Today the Supreme Court granted certiorari in three cases: Becerra v. Braidwood Management, Department of Education v. Career Colleges and Schools of Texas, and Commissioner of Internal Revenue v. Zuch. The first two of these are grants from the U.S. Court of Appeals for the Fifth Circuit, and the first may be particularly significant.
In Becerra v. Braidwood Management, the Court will consider yet another constitutional challenge to an element of the Affordable Care Act, in particular the manner in which the government identifies preventative treatments that must be covered by health insurers without cost to the insured. The specific question presented is:
Whether the U.S. Court of Appeals for the 5th Circuit erred in holding that the structure of the U.S. Preventive Services Task Force violates the Constitution’s appointments clause and in declining to sever the statutory provision that it found to unduly insulate the task force from the Health & Human Services secretary’s supervision.

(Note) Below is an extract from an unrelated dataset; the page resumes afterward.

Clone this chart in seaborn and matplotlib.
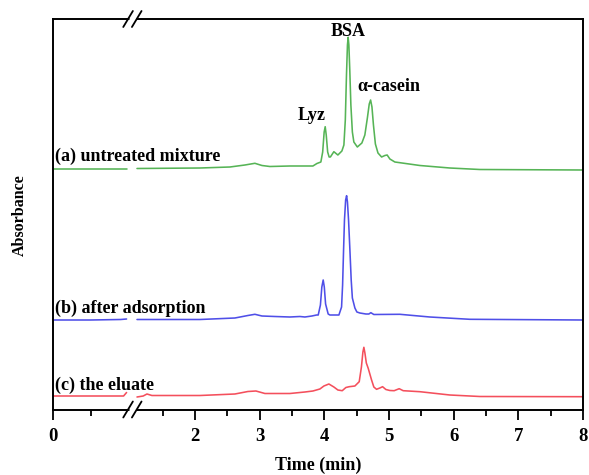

Of note, the Court took no action the cross-petition in this case, which had raised a different (but no less interesting) question presented:
Whether the Affordable Care Act violates the nondelegation doctrine by empowering agencies to unilaterally decree the preventive care that private health insurers must cover, while failing to provide an “intelligible principle” to guide the discretion of those agencies.
Once again, the Court appears to be showing that, however much it likes administrative law cases that raise separation of powers questions, it is not particularly eager to confront nondelegation arguments. On the other hand, the Court could simply be holding this question for resolution of the FCC universal service fee case, which also raises nondelegation issues.